The problem is, the 722 will not "call out." That means, that I get socked with $5/mo no phone fee. It also means, that even though I've burned bandwidth to download "Piglet's Big Movie," my 2yo still can't watch it because the 722 can't report home that the download has been viewed. When I try to call out on the daignostics menu, the message is "connecting broadband" followed by "callout failed, try again later." The CHECK CONNECTION reports "broadband OK" both before and after the callout fails.

Any ideas???


----------



## ChuckA (Feb 7, 2006)

It sounds like the broadband connection is working fine. It's just the call out function that's having a problem. What happens when you try and play the downloaded movie? What does the Diag connection test say about the phone line? What does the phone system set up screen say?


----------



## madwest (Apr 3, 2008)

ChuckA said:


> It sounds like the broadband connection is working fine. It's just the call out function that's having a problem. What happens when you try and play the downloaded movie? What does the Diag connection test say about the phone line? What does the phone system set up screen say?
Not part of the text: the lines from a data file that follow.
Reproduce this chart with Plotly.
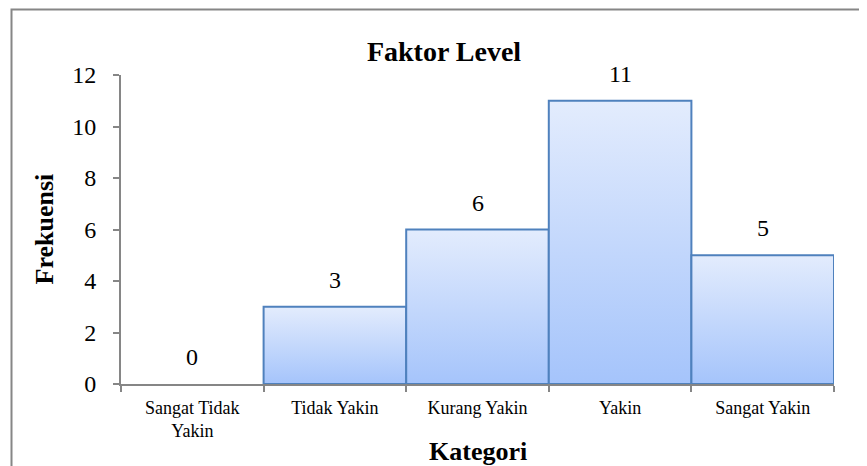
import plotly.graph_objects as go

# Data
categories = ["Sangat Tidak<br>Yakin", "Tidak Yakin", "Kurang Yakin", "Yakin", "Sangat Yakin"]
frequencies = [0, 3, 6, 11, 5]
y_ticks = [0, 2, 4, 6, 8, 10, 12]

serif = "Liberation Serif, Times New Roman, serif"
axis_grey = "#868686"
bar_edge = "#4f81bd"

# page body has an 8px margin, so positions are offset by that much
off = 8
W, H = 867, 466
px_left, px_right, px_top, px_bottom = 121 - off, 834 - off, 75 - off, 384 - off
pw, ph = px_right - px_left, px_bottom - px_top

fig = go.Figure()

# Histogram-style bars (no gap) with a vertical gradient fill
for i, v in enumerate(frequencies):
    if v == 0:
        continue
    fig.add_trace(go.Scatter(
        x=[i - 0.5, i - 0.5, i + 0.5, i + 0.5, i - 0.5],
        y=[0, v, v, 0, 0],
        mode="lines",
        fill="toself",
        fillgradient=dict(type="vertical",
                          colorscale=[[0, "#a5c4fb"], [1, "#e3ecfd"]]),
        line=dict(color=bar_edge, width=2),
        hoverinfo="skip",
        showlegend=False,
    ))

# Value labels above each bar
for i, v in enumerate(frequencies):
    fig.add_annotation(x=i, y=v, text=str(v), showarrow=False,
                       yanchor="middle", yshift=27,
                       font=dict(family=serif, size=24, color="black"))

fig.update_layout(
    width=W, height=H,
    margin=dict(l=px_left, r=W - px_right, t=px_top, b=H - px_bottom),
    paper_bgcolor="white", plot_bgcolor="white",
    title=dict(text="<b>Faktor Level</b>", x=(444 - off) / W, xref="container",
               xanchor="center", y=1 - (51 - off) / H, yanchor="middle",
               font=dict(family=serif, size=28, color="black")),
    showlegend=False,
)

fig.update_xaxes(
    range=[-0.5, 4.5],
    tickmode="array", tickvals=list(range(len(categories))), ticktext=categories,
    ticks="", showgrid=False, zeroline=False,
    showline=True, linecolor=axis_grey, linewidth=2,
    tickfont=dict(family=serif, size=18, color="black"),
    ticklabelstandoff=6,
    minor=dict(tickmode="array",
               tickvals=[k - 0.5 for k in range(len(categories) + 1)],
               ticks="outside", ticklen=6, tickcolor=axis_grey, tickwidth=2,
               showgrid=False),
)
fig.update_yaxes(
    range=[0, 12],
    tickmode="array", tickvals=y_ticks,
    ticks="outside", ticklen=6, tickcolor=axis_grey, tickwidth=2,
    showgrid=False, zeroline=False,
    showline=True, linecolor=axis_grey, linewidth=2,
    tickfont=dict(family=serif, size=24, color="black"),
    ticklabelstandoff=12,
)

# Axis titles
fig.add_annotation(text="<b>Frekuensi</b>", xref="paper", yref="paper",
                   x=(44 - 121) / pw, y=0.5, textangle=-90, showarrow=False,
                   xanchor="center", yanchor="middle",
                   font=dict(family=serif, size=26, color="black"))
fig.add_annotation(text="<b>Kategori</b>", xref="paper", yref="paper",
                   x=0.5, y=-(451 - 384) / ph, showarrow=False,
                   xanchor="center", yanchor="middle",
                   font=dict(family=serif, size=26, color="black"))

# Chart frame
fig.add_shape(type="rect", xref="paper", yref="paper",
              x0=(11.5 - 121) / pw, x1=(880 - 121) / pw,
              y0=-(480 - 384) / ph, y1=1 + (75 - 9.5) / ph,
              line=dict(color=axis_grey, width=2), layer="below")

fig.write_html("out.html")
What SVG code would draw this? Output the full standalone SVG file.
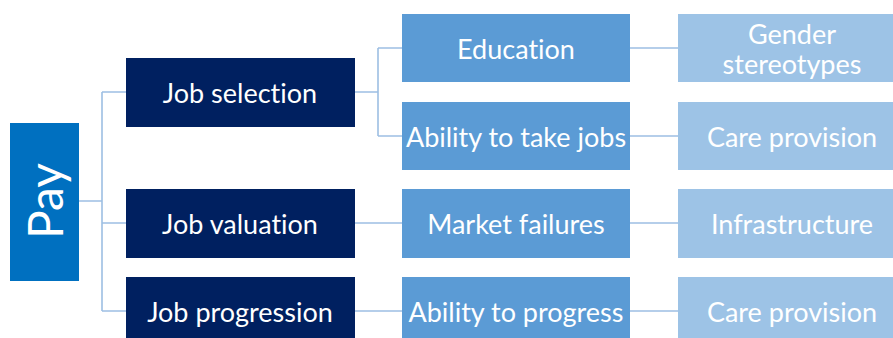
<svg xmlns="http://www.w3.org/2000/svg" width="893" height="338" viewBox="0 0 893 338">
  <style>
    .t { font-family: Lato, "Open Sans", "Liberation Sans", sans-serif; fill: #ffffff; text-anchor: middle; dominant-baseline: central; font-size: 27px; font-variant-ligatures: none; font-feature-settings: "liga" 0, "clig" 0, "dlig" 0; }
    .big { font-size: 48px; }
    .root { fill: #0070C0; }
    .l1 { fill: #002060; }
    .l2 { fill: #5B9BD5; }
    .l3 { fill: #9DC3E6; }
    .link { fill: none; stroke: #9DBFE3; stroke-width: 1.6; }
  </style>
  <rect width="893" height="338" fill="#ffffff"/>

  <!-- connectors -->
  <g id="connectors">
    <path class="link" d="M79 201 H102 M102 92 V311 M102 92 H126 M102 223 H126 M102 311 H126"/>
    <path class="link" d="M355 92 H378 M378 48 V136 M378 48 H402 M378 136 H402"/>
    <path class="link" d="M355 223 H402 M355 311 H402"/>
    <path class="link" d="M630 48 H678 M630 136 H678 M630 223 H678 M630 311 H678"/>
  </g>

  <!-- root -->
  <g id="pay">
    <rect class="root" x="10" y="123" width="69" height="158"/>
    <text class="t big" x="44" y="201" transform="rotate(-90 44 201)">Pay</text>
  </g>

  <!-- first level -->
  <g id="job-selection">
    <rect class="l1" x="126" y="58" width="229" height="69"/>
    <text class="t" x="240" y="92">Job selection</text>
  </g>
  <g id="job-valuation">
    <rect class="l1" x="126" y="189" width="229" height="69"/>
    <text class="t" x="240" y="223">Job valuation</text>
  </g>
  <g id="job-progression">
    <rect class="l1" x="126" y="277" width="229" height="69"/>
    <text class="t" x="240" y="311">Job progression</text>
  </g>

  <!-- second level -->
  <g id="education">
    <rect class="l2" x="402" y="14" width="228" height="68"/>
    <text class="t" x="516" y="48">Education</text>
  </g>
  <g id="ability-take-jobs">
    <rect class="l2" x="402" y="102" width="228" height="68"/>
    <text class="t" x="516" y="136">Ability to take jobs</text>
  </g>
  <g id="market-failures">
    <rect class="l2" x="402" y="189" width="228" height="69"/>
    <text class="t" x="516" y="223">Market failures</text>
  </g>
  <g id="ability-progress">
    <rect class="l2" x="402" y="277" width="228" height="69"/>
    <text class="t" x="516" y="311">Ability to progress</text>
  </g>

  <!-- third level -->
  <g id="gender-stereotypes">
    <rect class="l3" x="678" y="14" width="228" height="68"/>
    <text class="t" x="792" y="33">Gender</text>
    <text class="t" x="792" y="63">stereotypes</text>
  </g>
  <g id="care-provision-1">
    <rect class="l3" x="678" y="102" width="228" height="68"/>
    <text class="t" x="792" y="136">Care provision</text>
  </g>
  <g id="infrastructure">
    <rect class="l3" x="678" y="189" width="228" height="69"/>
    <text class="t" x="792" y="223">Infrastructure</text>
  </g>
  <g id="care-provision-2">
    <rect class="l3" x="678" y="277" width="228" height="69"/>
    <text class="t" x="792" y="311">Care provision</text>
  </g>
</svg>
I agree that is sounds like broadband is working. Since there is no phone connected, I assumed that the call out function would automatically be done over broadband. The diag test for phone says failed - no dial tone (as I would expect). I don't recall the phone set up screen - I'm not at home now. Is there a setting on that screen for using broadband instead of phone for call out?


----------



## ChuckA (Feb 7, 2006)

In the phone system set up you can set the modem for local or remote, pluse or tone. I just thought there might be something there that made the receiver think it should have a phone line.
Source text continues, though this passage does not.